Mesolithic Period of Early Man
Nestled between the Paleolithic and Neolithic Periods, the Mesolithic Period or Middle Stone Age comprised the last phase of hunter-gatherer cultures in Europe and Western Asia, between the end of the Last Glacial Maximum and the Neolithic Revolution, which saw the rise of agriculture and animal husbandry in human civilizations.
Mesolithic Age Time Period
Developing at different time spans throughout the Mesolithic timeline, in Europe, the Mesolithic Period is thought to span from 15,000 to 5,000 years Before the Present, while Southwest Asia saw the period span from 20,000 to 8,000 years Before the Present. While social cultures associated with the Mesolithic Period also vary based on geography, the period is most associated with the decline in group hunts of large animals in favor of a broader hunter-gatherer lifestyle, which also saw the development of more intricate and smaller lithic tools and weapons, compared to the heavy-chipped equivalents employed by their Paleolithic ancestors.
Settlements, Societies, and Civilization
The Mesolithic period also witnessed the early use of pottery and textiles, along with permanent and semi-permanent settlements near coastal oceans and inland waters, which offered consistent and bountiful food supplies.

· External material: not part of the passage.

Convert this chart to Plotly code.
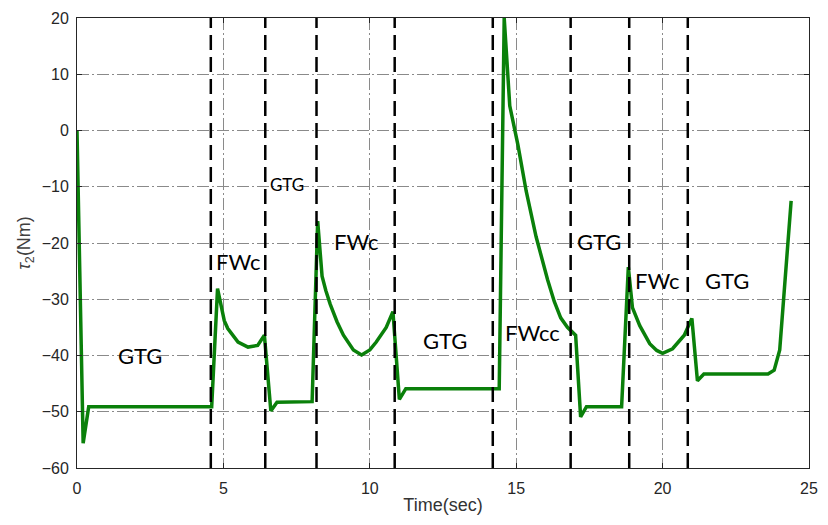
import plotly.graph_objects as go

# Data
time_s = [0.0, 0.21, 0.40, 4.60, 4.80, 5.03, 5.15, 5.27, 5.50, 5.84, 6.17, 6.40,
          6.62, 6.83, 8.03, 8.22, 8.37, 8.50, 8.65, 8.88, 9.10, 9.44, 9.72, 10.00, 10.22, 10.56, 10.79,
          11.01, 11.23, 14.42, 14.59, 14.78, 15.06, 15.34, 15.68, 16.07, 16.30, 16.52, 16.75, 16.91, 17.03,
          17.20, 17.40, 18.60, 18.83, 18.97, 19.10, 19.22, 19.56, 19.80, 20.00, 20.34, 20.74, 21.00,
          21.19, 21.41, 23.60, 23.81, 24.00, 24.39]
torque = [0.0, -55.6, -49.1, -49.1, -28.1, -33.8, -35.2, -36.1, -37.6, -38.5, -38.2, -36.4,
          -49.85, -48.3, -48.2, -16.1, -25.9, -28.5, -30.9, -34.0, -36.4, -39.0, -39.9, -39.0, -37.6, -35.0, -32.2,
          -47.8, -45.9, -45.9, 20.0, 4.4, -2.6, -10.75, -18.9, -26.5, -30.4, -33.3, -35.0, -35.8, -36.4,
          -50.9, -49.1, -49.1, -24.3, -31.5, -33.3, -34.7, -37.9, -39.1, -39.6, -38.8, -36.4, -33.4,
          -44.5, -43.3, -43.3, -42.6, -39.0, -12.5]

switch_times = [4.57, 6.43, 8.18, 10.85, 14.20, 16.86, 18.86, 20.86]

label_text = ["GTG", "FWc", "GTG", "FWc", "GTG", "FWcc", "GTG", "FWc", "GTG"]
label_x = [2.16, 5.50, 7.18, 9.52, 12.58, 15.55, 17.82, 19.80, 22.20]
label_y = [-40.0, -23.2, -9.6, -19.8, -37.4, -35.9, -19.8, -26.7, -26.7]
label_size = [22, 22, 17, 22, 22, 22, 22, 22, 22]

x_ticks = [0, 5, 10, 15, 20, 25]
y_ticks = [20, 10, 0, -10, -20, -30, -40, -50, -60]

fig = go.Figure()
fig.add_trace(go.Scatter(x=time_s, y=torque, mode="lines",
                         line=dict(color="#0a800a", width=3.5), showlegend=False))

for t in switch_times:
    fig.add_shape(type="line", xref="x", yref="paper", x0=t, x1=t, y0=0, y1=1,
                  line=dict(color="black", width=2.5, dash="15px,7px"), layer="above")

for txt, lx, ly, sz in zip(label_text, label_x, label_y, label_size):
    fig.add_annotation(x=lx, y=ly, text=txt, showarrow=False, xanchor="center", yanchor="middle",
                       font=dict(family="Lato, Open Sans, sans-serif", size=sz, color="black"))

grid_dash = "12px,3px,2px,3px"
fig.update_layout(
    width=828, height=525,
    margin=dict(l=77, r=10, t=11, b=57),
    plot_bgcolor="white", paper_bgcolor="white",
    font=dict(family="Liberation Sans, Arial, sans-serif", size=16, color="#262626"),
    xaxis=dict(range=[0, 25], tickvals=x_ticks, showgrid=True, gridcolor="#8a8a8a", gridwidth=1,
               griddash=grid_dash, zeroline=False, showline=True, linecolor="#262626", linewidth=1,
               mirror="ticks", ticks="inside", ticklen=5, tickcolor="#262626", ticklabelstandoff=6,
               title=dict(text="Time(sec)", font=dict(size=18, color="#333333"), standoff=2)),
    yaxis=dict(range=[-60, 20], tickvals=y_ticks, showgrid=True, gridcolor="#8a8a8a", gridwidth=1,
               griddash=grid_dash, zeroline=False, showline=True, linecolor="#262626", linewidth=1,
               mirror="ticks", ticks="inside", ticklen=5, tickcolor="#262626", ticklabelstandoff=4,
               title=dict(text="<i>τ</i><sub>2</sub>(Nm)", font=dict(size=18, color="#404040"), standoff=6)),
)

fig.write_html("out.html")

Religion and burial rites remained fairly primitive during the Mesolithic Period, contrasted by the grandiose burial mounds and spiritual shrines of the Neolithic Period. As temperatures began to rise after the end of the last Ice Age, abundant plant matter and rising animal populations allowed late Mesolithic humans to continue their hunter-gatherer lifestyles, despite bumping up repeatedly against sedentary human societies of the early Neolithic Revolution.
As developing techniques in farming, herding, polished stone axes, timber longhouses and pottery spread across Europe, many late Mesolithic groups rejected the Neolithic Revolution due to ideological resistance, differing world views, and total dismissal of the sedentary farming lifestyle. Many archeologists and historians believe that crossover resistance to farming may have lasted for more than 2000 years after the first arrival of farming societies, while in northeastern Europe, the hunter-gatherer lifestyle persisted into the Medieval Period in regions less suited to agriculture, making the Mesolithic Period a time of slow transition into the unhurried birth of modern civilization.